It’s not Microsoft Corp.’s brightest moment. Microsoft has launched a campaign to extol the benefits of the privacy-centric Outlook.com and paint Google Inc.’s Gmail service as a privacy nightmare, full of targeted ads and e-mail invasion. Rather than playing up why Outlook.com can really offer a better experience, however, Microsoft spent much of its energy constructing Scroogle.com, a site devoted to attacking the entire Gmail service.
Microsoft’s site proudly proclaims that “Google goes through every Gmail that’s sent or received, looking for keywords so they can target Gmail users with paid ads. And there’s no way to opt out of this invasion of your privacy. Outlook.com is different—we don’t go through your email to sell ads.” To prove its point, Scroogle.com features screen shots of targeted ads, some innocuous, like resort ads targeted around vacation e-mails, and some insensitive, like divorce lawyer ads targeted around conversation about separation. But the site also offers out-of-context quotes from Google’s chairman Eric Schmidt and pithy video commercials that serve to highlight more of the same.

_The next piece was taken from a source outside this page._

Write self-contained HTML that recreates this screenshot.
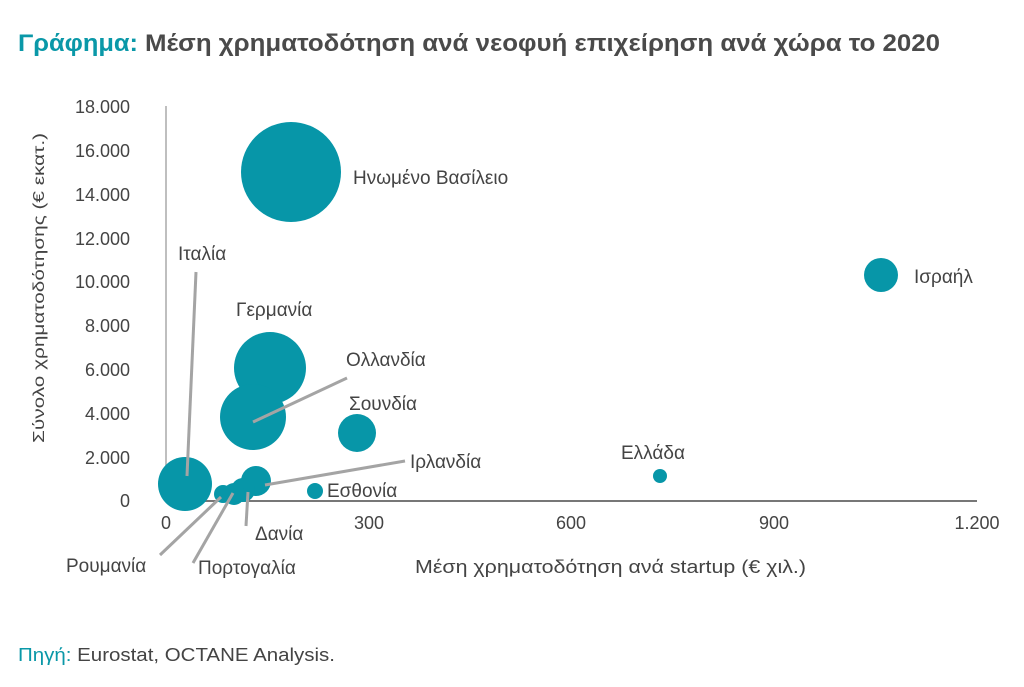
<!DOCTYPE html>
<html><head><meta charset="utf-8"><style>
body{margin:0;background:#fff;}
svg text{font-family:"Liberation Sans",sans-serif;fill:#444;}
</style></head><body>
<svg width="1024" height="682" xmlns="http://www.w3.org/2000/svg">
<text x="18" y="51" font-size="24" font-weight="bold" style="fill:#0a98a8" textLength="120" lengthAdjust="spacingAndGlyphs">Γράφημα:</text>
<text x="145" y="51" font-size="24" font-weight="bold" style="fill:#4a4a4a" textLength="795" lengthAdjust="spacingAndGlyphs">Μέση χρηματοδότηση ανά νεοφυή επιχείρηση ανά χώρα το 2020</text>
<g font-size="18" text-anchor="end">
<text x="130" y="113">18.000</text><text x="130" y="157">16.000</text><text x="130" y="201">14.000</text>
<text x="130" y="245">12.000</text><text x="130" y="288">10.000</text><text x="130" y="332">8.000</text>
<text x="130" y="376">6.000</text><text x="130" y="420">4.000</text><text x="130" y="464">2.000</text>
<text x="130" y="507">0</text></g>
<g font-size="18" text-anchor="middle">
<text x="166" y="529">0</text><text x="369" y="529">300</text><text x="571" y="529">600</text>
<text x="774" y="529">900</text><text x="977" y="529">1.200</text></g>
<text transform="translate(44,288) rotate(-90)" font-size="16" text-anchor="middle" textLength="310" lengthAdjust="spacingAndGlyphs">Σύνολο χρηματοδότησης (€ εκατ.)</text>
<text x="415" y="573" font-size="18" textLength="391" lengthAdjust="spacingAndGlyphs">Μέση χρηματοδότηση ανά startup (€ χιλ.)</text>
<line x1="166" y1="106" x2="166" y2="501" stroke="#aaa" stroke-width="1.5"/>
<line x1="166" y1="501" x2="977" y2="501" stroke="#777" stroke-width="2"/>
<g fill="#0796a8">
<circle cx="291" cy="172" r="50"/><circle cx="881" cy="275" r="17"/>
<circle cx="270" cy="368" r="36"/><circle cx="253" cy="417" r="33"/>
<circle cx="357" cy="433" r="19"/><circle cx="185" cy="484" r="27"/>
<circle cx="256" cy="481" r="15"/><circle cx="243" cy="490" r="12"/>
<circle cx="234" cy="494" r="11"/><circle cx="223" cy="494" r="9"/>
<circle cx="315" cy="491" r="8"/><circle cx="660" cy="476" r="7"/>
</g>
<g stroke="#a4a4a4" stroke-width="3">
<line x1="196" y1="272" x2="187" y2="476"/><line x1="347" y1="378" x2="253" y2="422"/>
<line x1="405" y1="461" x2="265" y2="485"/><line x1="248" y1="492" x2="246" y2="526"/>
<line x1="233" y1="493" x2="193" y2="563"/><line x1="221" y1="497" x2="160" y2="555"/>
</g>
<g font-size="19">
<text x="353" y="184">Ηνωμένο Βασίλειο</text><text x="914" y="283">Ισραήλ</text>
<text x="178" y="260">Ιταλία</text><text x="236" y="316">Γερμανία</text>
<text x="346" y="366">Ολλανδία</text><text x="349" y="410">Σουνδία</text>
<text x="410" y="468">Ιρλανδία</text><text x="327" y="497">Εσθονία</text>
<text x="621" y="459">Ελλάδα</text><text x="255" y="540">Δανία</text>
<text x="66" y="572">Ρουμανία</text><text x="198" y="574">Πορτογαλία</text>
</g>
<text x="18" y="661" font-size="18" textLength="317" lengthAdjust="spacingAndGlyphs"><tspan style="fill:#0a98a8">Πηγή:</tspan> Eurostat, OCTANE Analysis.</text>
</svg>
</body></html>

Although most users take Google’s motto “don’t be evil” with a grain of salt, many of Google’s practices fuel the betterment of new and innovative products – Google 411, for example, helped refine Google’s voice recognition capabilities. This cyclical process has more or less been Google’s business for years. Google’s advertising revenue from Gmail does help make the platform better — Google has continually increased the capacity of free e-mail storage to their users, which now counts as space towards Google Drive.
In truth, Microsoft ploy likely won’t disrupt Google’s Gmail anytime soon — its clear Microsoft’s real agenda is to lure users back to the Microsoft ecosystem and snag more eyeballs for its Office 365 platform, arguably the most integral part of Microsoft’s blossoming cloud strategy. But a smear campaign against one of the world’s best known Internet companies and free sources of reliable e-mail? It seems desperate, crass and a bit out-of-touch.
If you count Microsoft’s anti-Google sentiment during the promotion of Redmond’s own Bing search engine, this marks Microsoft’s second attempt to grab market share away from the search giant.
With a Surface Pro tablet that hardly lives up to its moniker, a half-baked Surface RT tablet, a fledgling Windows Phone division among tepid Windows 8 sales, Microsoft should really be focusing on what it does best: software.